From the records below, please print only the lines from the one containing "Give me the matplotlib source for this chart." through the one containing "import seaborn as sns", both included. Skip the pictures.
━━ TASK MATERIAL ━━
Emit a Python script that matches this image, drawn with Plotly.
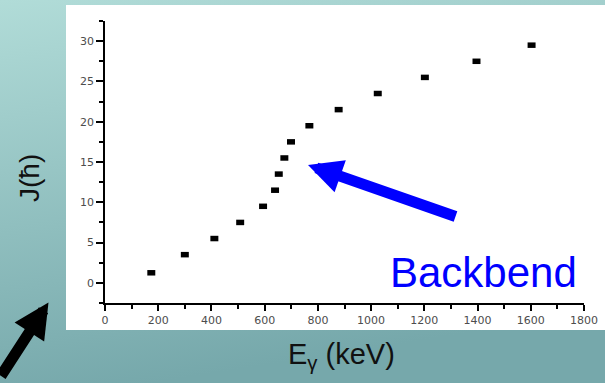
import base64
import plotly.graph_objects as go

# ---- data ----
e_gamma_kev = [174, 300, 411, 508, 594, 639, 653, 674, 699, 768, 878, 1025, 1202, 1396, 1603]
spin_j = [1.25, 3.5, 5.5, 7.5, 9.5, 11.5, 13.5, 15.5, 17.5, 19.5, 21.5, 23.5, 25.5, 27.5, 29.5]
x_ticks = [0, 200, 400, 600, 800, 1000, 1200, 1400, 1600, 1800]
y_ticks = [0, 5, 10, 15, 20, 25, 30]

W, H = 605, 383
ML, MR, MT, MB = 105, 21, 21, 80
PW, PH = W - ML - MR, H - MT - MB


def px(x):
    return (x - ML) / PW


def py(y):
    return (H - MB - y) / PH


svg = (
    f'<svg xmlns="http://www.w3.org/2000/svg" width="{W}" height="{H}" preserveAspectRatio="none">'
    '<defs><linearGradient id="g" x1="0" y1="0" x2="0.25" y2="1">'
    '<stop offset="0" stop-color="#b1dcd8"/><stop offset="1" stop-color="#76a8ab"/>'
    '</linearGradient></defs>'
    f'<rect width="{W}" height="{H}" fill="url(#g)"/></svg>'
)
bg_src = "data:image/svg+xml;base64," + base64.b64encode(svg.encode()).decode()

fig = go.Figure()
fig.add_trace(go.Scatter(
    x=e_gamma_kev, y=spin_j, mode="markers",
    marker=dict(symbol="line-ew", size=5.7, color="black",
                line=dict(width=5.5, color="black")),
    hoverinfo="skip", showlegend=False,
))

tickfont = dict(family="DejaVu Sans", size=11, color="#4d4d4d")
fig.update_xaxes(
    range=[0, 1800], tickvals=x_ticks, ticks="outside", ticklen=6, tickwidth=1.5,
    tickcolor="black", showline=True, linecolor="black", linewidth=1.5,
    showgrid=False, zeroline=False, tickfont=tickfont,
    minor=dict(dtick=100, tick0=0, ticks="outside", ticklen=4, tickwidth=1.5,
               tickcolor="black", showgrid=False),
)
fig.update_yaxes(
    range=[-2.5, 32.5], tickvals=y_ticks, ticks="outside", ticklen=7, tickwidth=1.5,
    tickcolor="black", showline=True, linecolor="black", linewidth=1.5,
    showgrid=False, zeroline=False, tickfont=tickfont,
    minor=dict(dtick=2.5, tick0=0, ticks="outside", ticklen=4, tickwidth=1.5,
               tickcolor="black", showgrid=False),
)

fig.update_layout(
    width=W, height=H,
    margin=dict(l=ML, r=MR, t=MT, b=MB, pad=0, autoexpand=False),
    paper_bgcolor="#93c2c2",
    plot_bgcolor="rgba(0,0,0,0)",
    images=[dict(source=bg_src, xref="paper", yref="paper",
                 x=px(0), y=py(0), sizex=W / PW, sizey=H / PH,
                 xanchor="left", yanchor="top", sizing="stretch", layer="below")],
    shapes=[dict(type="rect", xref="paper", yref="paper",
                 x0=px(66), x1=px(W + 2), y0=py(330), y1=py(5),
                 fillcolor="white", line=dict(width=0), layer="below")],
    font=dict(family="Liberation Sans"),
)

annotations = [
    # blue "Backbend" arrow
    dict(x=px(308), y=py(165), xref="paper", yref="paper", text="",
         showarrow=True, arrowhead=2, arrowwidth=11, arrowsize=0.62,
         arrowcolor="#0000ff", ax=149, ay=52, standoff=0),
    dict(x=px(483), y=py(272), xref="paper", yref="paper", text="Backbend",
         showarrow=False, xanchor="center", yanchor="middle",
         font=dict(family="Liberation Sans", size=42, color="#0000ff")),
    # black arrow at bottom-left
    dict(x=px(48.5), y=py(302.5), xref="paper", yref="paper", text="",
         showarrow=True, arrowhead=2, arrowwidth=11, arrowsize=0.64,
         arrowcolor="black", ax=-75, ay=75, standoff=0),
    # axis titles
    dict(x=px(341), y=py(356), xref="paper", yref="paper",
         text="E<sub>γ</sub> (keV)", showarrow=False,
         xanchor="center", yanchor="middle",
         font=dict(family="Liberation Sans", size=29, color="#111111")),
    dict(x=px(29), y=py(178), xref="paper", yref="paper", text="J(ħ)",
         showarrow=False, textangle=-90, xanchor="center", yanchor="middle",
         font=dict(family="Liberation Sans", size=28, color="#111111")),
]
fig.update_layout(annotations=annotations)

fig.write_html(
    "out.html",
    config={"displayModeBar": False},
    post_script="document.body.style.margin='0';document.body.style.overflow='hidden';",
)
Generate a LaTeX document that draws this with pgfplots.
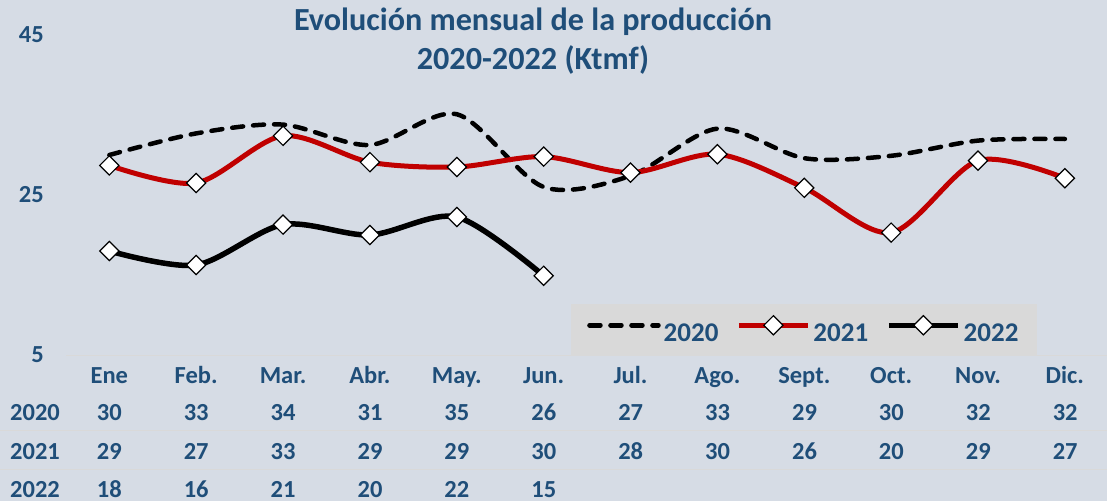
\documentclass[border=0pt]{standalone}
\usepackage{pgfplots}
\pgfplotsset{compat=1.18}
\usepackage{fontspec}
\setmainfont{Carlito}
\definecolor{bg}{HTML}{D6DCE5}
\definecolor{txt}{HTML}{1F4E79}
\definecolor{lg}{HTML}{D9D9D9}
\definecolor{red21}{HTML}{C00000}
\begin{document}
\begin{tikzpicture}
\useasboundingbox (0pt,0pt) rectangle (1107pt,501pt);
\fill[bg] (0pt,0pt) rectangle (1107pt,501pt);
\draw[lg, line width=1pt] (66pt,145.3pt) -- (1107pt,145.3pt);
\draw[lg, line width=1pt] (0pt,70.5pt) -- (1107pt,70.5pt);
\draw[lg, line width=1pt] (0pt,31.5pt) -- (1107pt,31.5pt);
\begin{axis}[
  at={(65.9pt,146pt)}, anchor=south west, scale only axis,
  width=1042.4pt, height=320pt,
  xmin=-0.5, xmax=11.5, ymin=5, ymax=45,
  clip=false,
  axis line style={draw=none},
  major tick length=0pt,
  xtick={0,...,11},
  xticklabels={Ene,Feb.,Mar.,Abr.,May.,Jun.,Jul.,Ago.,Sept.,Oct.,Nov.,Dic.},
  ytick={5,25,45}, yticklabels={5,25,45},
  tick label style={font=\fontsize{24.5}{24.5}\selectfont\bfseries, text=txt},
  xticklabel style={anchor=base, yshift=-28pt, inner sep=0pt},
  yticklabel style={anchor=east, inner sep=0pt, xshift=-21.9pt},
  legend columns=3,
  legend image code/.code={%
    \draw[#1, mark repeat=2, mark phase=2] plot coordinates {(0pt,8.5pt) (34.5pt,8.5pt) (69pt,8.5pt)};
  },
  legend style={
    at={(0.7084,0.0797)}, anchor=center,
    draw=none, fill=lg,
    font=\fontsize{27}{27}\selectfont\bfseries, text=txt,
    inner xsep=16pt, inner ysep=12pt,
    nodes={inner xsep=3pt, inner ysep=0pt},
    /tikz/every even column/.append style={column sep=15pt},
  },
  every axis plot/.append style={smooth},
  dmark/.style={mark=square*, mark size=6.8pt,
    mark options={rotate=45, fill=white, draw=black, line width=1.2pt, solid}},
]
\addplot[black, line width=4.5pt, line cap=round, dash pattern=on 11pt off 10pt, mark=none]
  coordinates {(0,30.0) (1,32.7) (2,33.8) (3,31.25) (4,35.1) (5,26.0) (6,27.4) (7,33.3) (8,29.6) (9,29.9) (10,31.8) (11,32.0)};
\addlegendentry{2020}
\addplot[red21, line width=5pt, dmark]
  coordinates {(0,28.7) (1,26.5) (2,32.4) (3,29.1) (4,28.5) (5,29.8) (6,27.8) (7,30.1) (8,25.9) (9,20.3) (10,29.3) (11,27.1)};
\addlegendentry{2021}
\addplot[black, line width=5.5pt, dmark]
  coordinates {(0,18.0) (1,16.25) (2,21.3) (3,20.0) (4,22.25) (5,14.9)};
\addlegendentry{2022}
\end{axis}
\node[anchor=base, font=\fontsize{32.2}{32.2}\selectfont\bfseries, text=txt] at (533pt,470.3pt) {Evolución mensual de la producción};
\node[anchor=base, font=\fontsize{32.2}{32.2}\selectfont\bfseries, text=txt] at (533pt,431.7pt) {2020-2022 (Ktmf)};
\begin{scope}[every node/.style={anchor=base, font=\fontsize{24.5}{24.5}\selectfont\bfseries, text=txt}]
\node at (35pt,81pt) {2020};
\node at (35pt,42pt) {2021};
\node at (35pt,4pt) {2022};
\foreach \v [count=\i from 0] in {30,33,34,31,35,26,27,33,29,30,32,32}
  \node at ({(109.3+86.9*\i)*1pt},81pt) {\v};
\foreach \v [count=\i from 0] in {29,27,33,29,29,30,28,30,26,20,29,27}
  \node at ({(109.3+86.9*\i)*1pt},42pt) {\v};
\foreach \v [count=\i from 0] in {18,16,21,20,22,15}
  \node at ({(109.3+86.9*\i)*1pt},4pt) {\v};
\end{scope}
\end{tikzpicture}
\end{document}
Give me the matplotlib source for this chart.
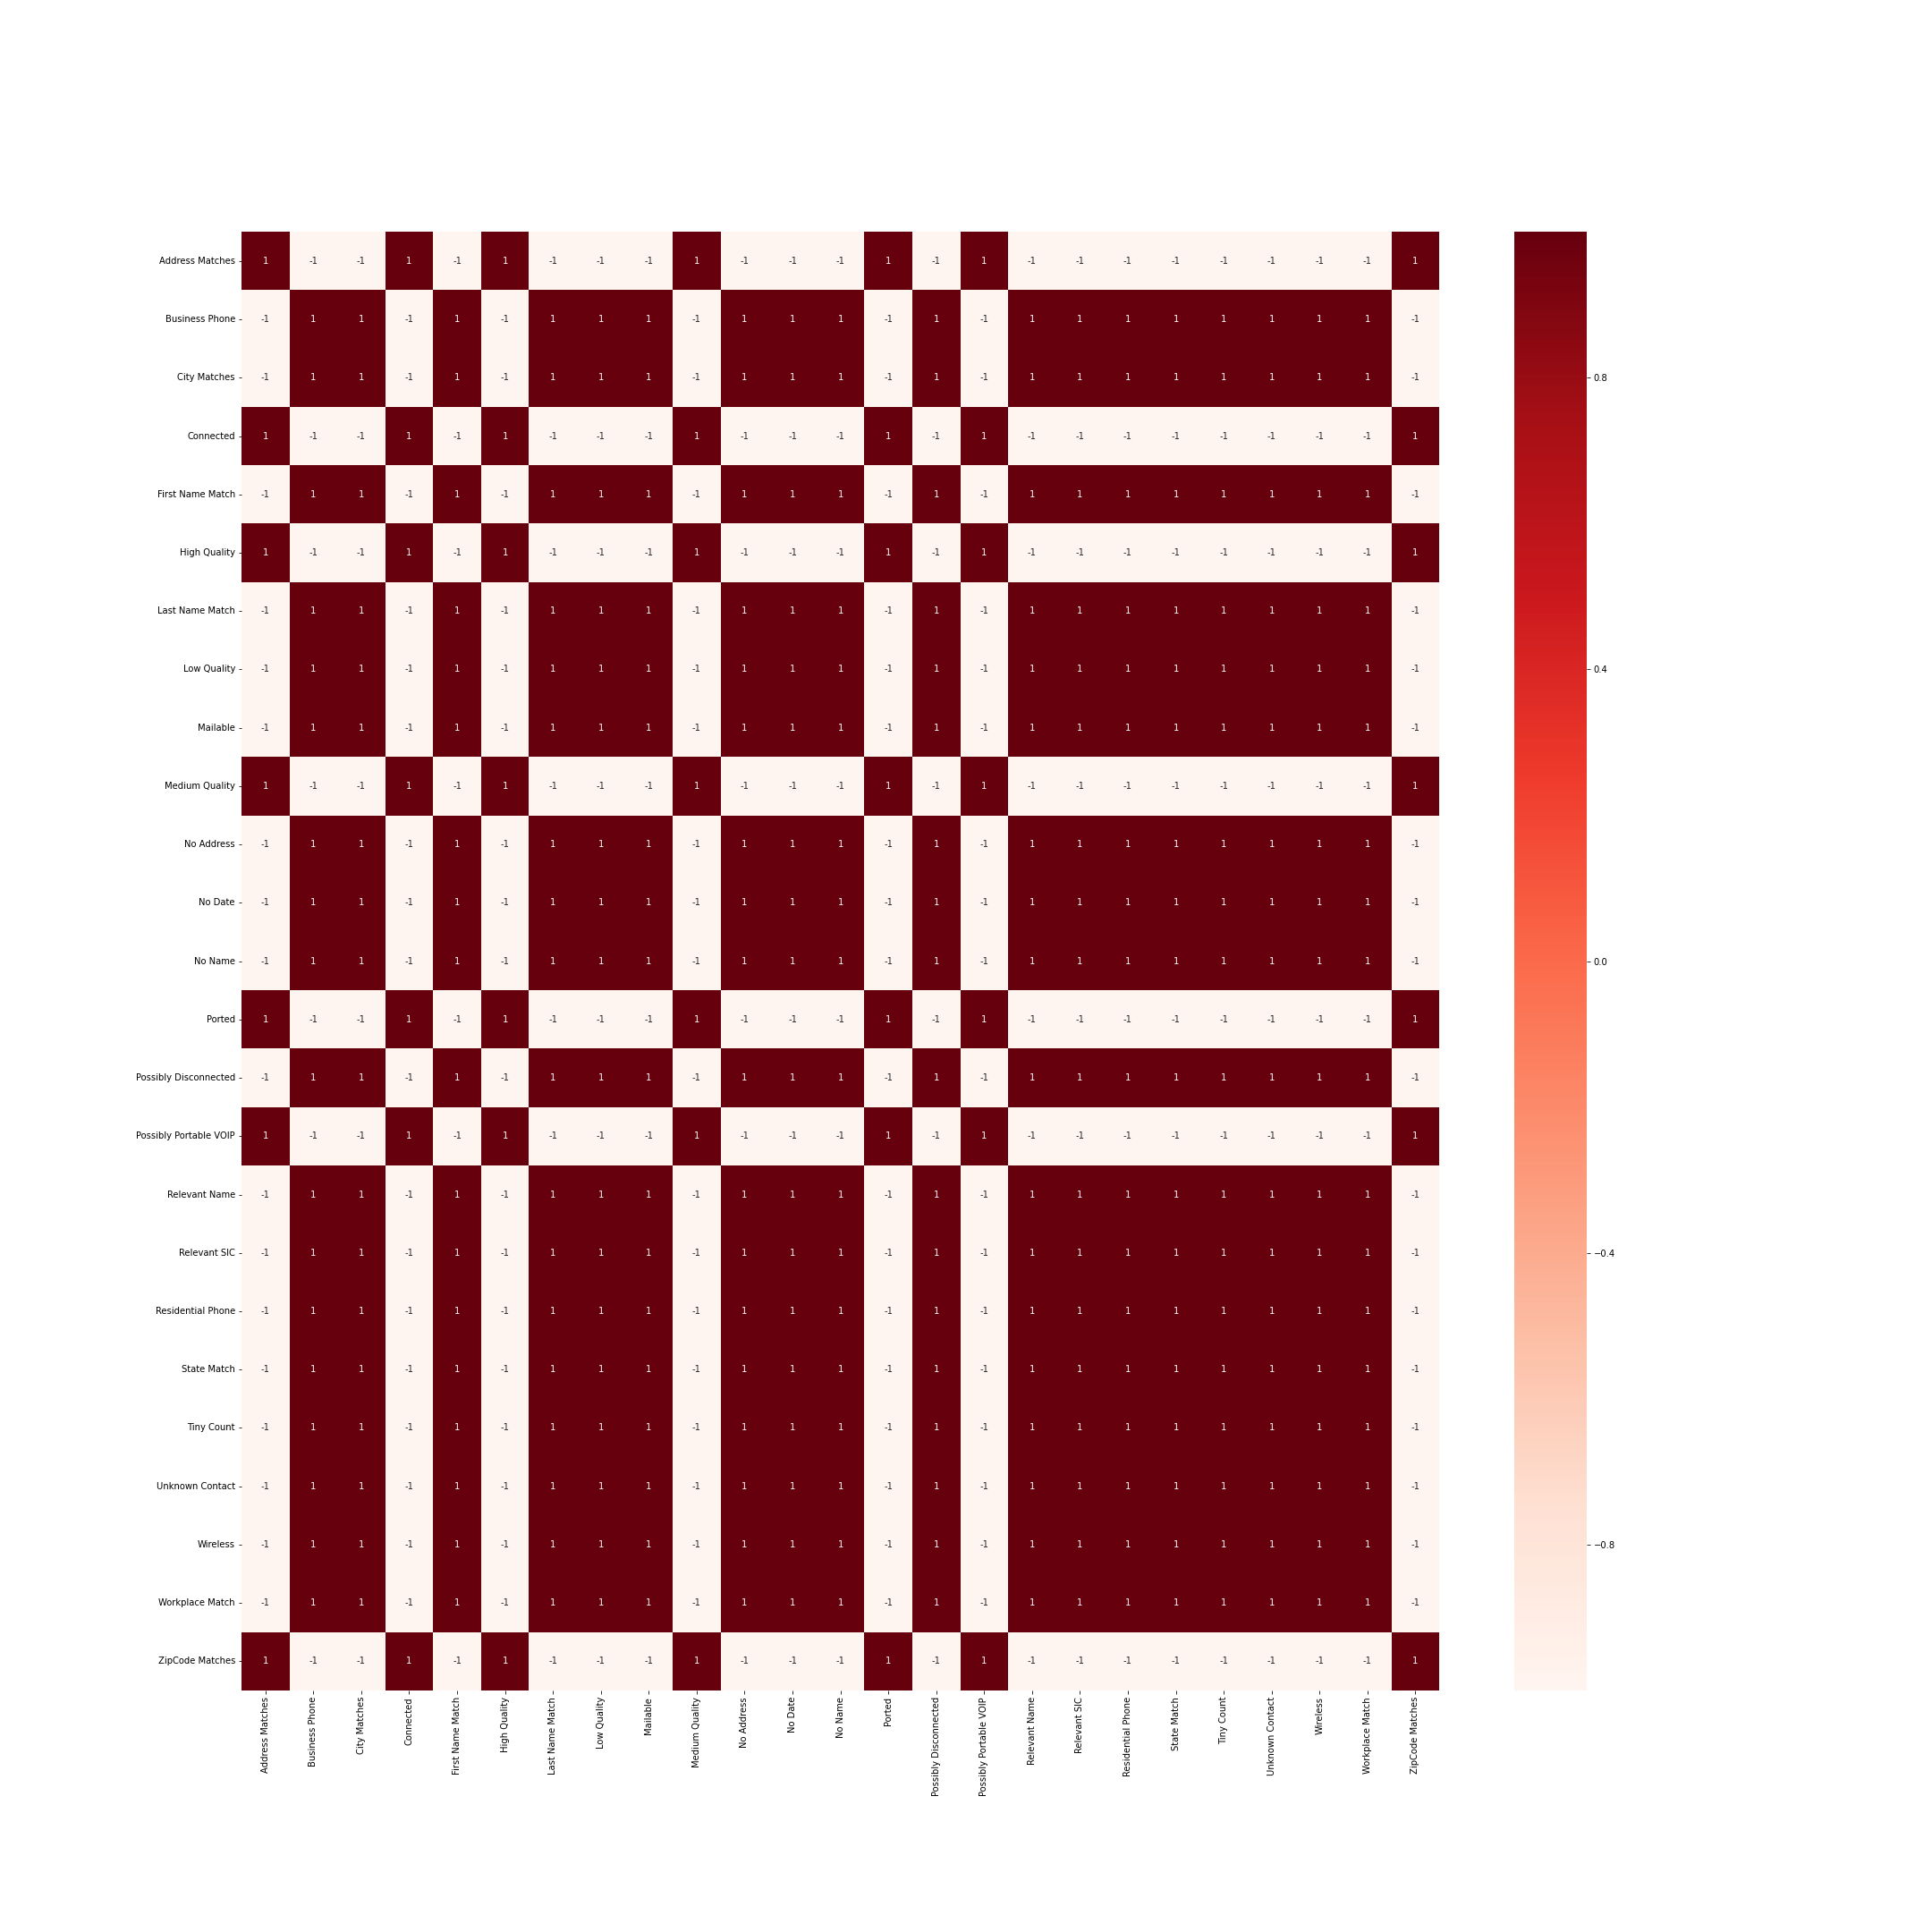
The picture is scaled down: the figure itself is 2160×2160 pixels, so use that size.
import numpy as np
import pandas as pd
import matplotlib
matplotlib.use('Agg')
import matplotlib.pyplot as plt
import seaborn as sns


COLUNAS = ['Address Matches', 'Business Phone', 'City Matches', 'Connected',
           'First Name Match', 'High Quality', 'Last Name Match', 'Low Quality',
           'Mailable', 'Medium Quality', 'No Address', 'No Date', 'No Name',
           'Ported', 'Possibly Disconnected', 'Possibly Portable VOIP',
           'Relevant Name', 'Relevant SIC', 'Residential Phone', 'State Match',
           'Tiny Count', 'Unknown Contact', 'Wireless', 'Workplace Match',
           'ZipCode Matches']

# '+' = 1, '-' = -1, uma linha por coluna
LINHA_A = '+--+-+---+---+-+--------+'
LINHA_B = '-++-+-+++-+++-+-++++++++-'
LINHAS = [LINHA_A, LINHA_B, LINHA_B, LINHA_A, LINHA_B, LINHA_A, LINHA_B,
          LINHA_B, LINHA_B, LINHA_A, LINHA_B, LINHA_B, LINHA_B, LINHA_A,
          LINHA_B, LINHA_A, LINHA_B, LINHA_B, LINHA_B, LINHA_B, LINHA_B,
          LINHA_B, LINHA_B, LINHA_B, LINHA_A]

valores = [[1 if c == '+' else -1 for c in linha] for linha in LINHAS]
corr = pd.DataFrame(valores, index=COLUNAS, columns=COLUNAS)

fig, ax = plt.subplots(figsize=(30, 30), dpi=72)
fig.subplots_adjust(left=0.125, right=0.9, bottom=0.125, top=0.88)

sns.heatmap(corr, annot=True, cmap='Reds', ax=ax,
            cbar_kws={'ticks': [-0.8, -0.4, 0.0, 0.4, 0.8]})

plt.savefig('out.png', dpi=72)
━━━
**RESPONSE TO THIS EXERCISE:**
Give me the matplotlib source for this chart.
The picture is scaled down: the figure itself is 2160×2160 pixels, so use that size.
import numpy as np
import pandas as pd
import matplotlib
matplotlib.use('Agg')
import matplotlib.pyplot as plt
import seaborn as sns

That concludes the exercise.